Second, each of the images forces the viewer to actively participate not simply in the creation of meaning but of actually constructing the image itself. This is clearest in our grand prize winner … which pushes iman and infidel alike to do the work that would condemn them to death under the most extreme reading of injunctions against representing Mohammed.
There is a deeper lesson here: Connect the dots and discover that we all must be Spartacus on Everybody Draw Mohammad Day. And that in a free society, every day is Everybody Draw Mohammed Day.

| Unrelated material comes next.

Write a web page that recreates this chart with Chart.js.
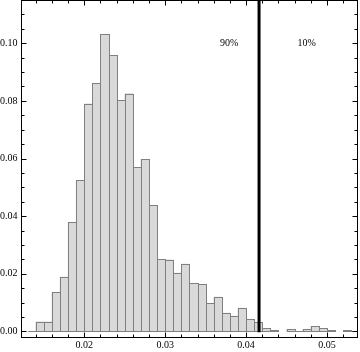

I have one quibble with the contest at Reason — they seem to have cropped out a couple of essential dots. If you enlarge the image, print it out and connect the dots, as I have done in the second image (yes, maybe I need a hobby), you’ll find that dots No. 31 and 32 are missing. Since they’re at the bottom of the image, they presumably would establish Mohammed’s beard — without which he looks more like Sonic the Hedgehog.
.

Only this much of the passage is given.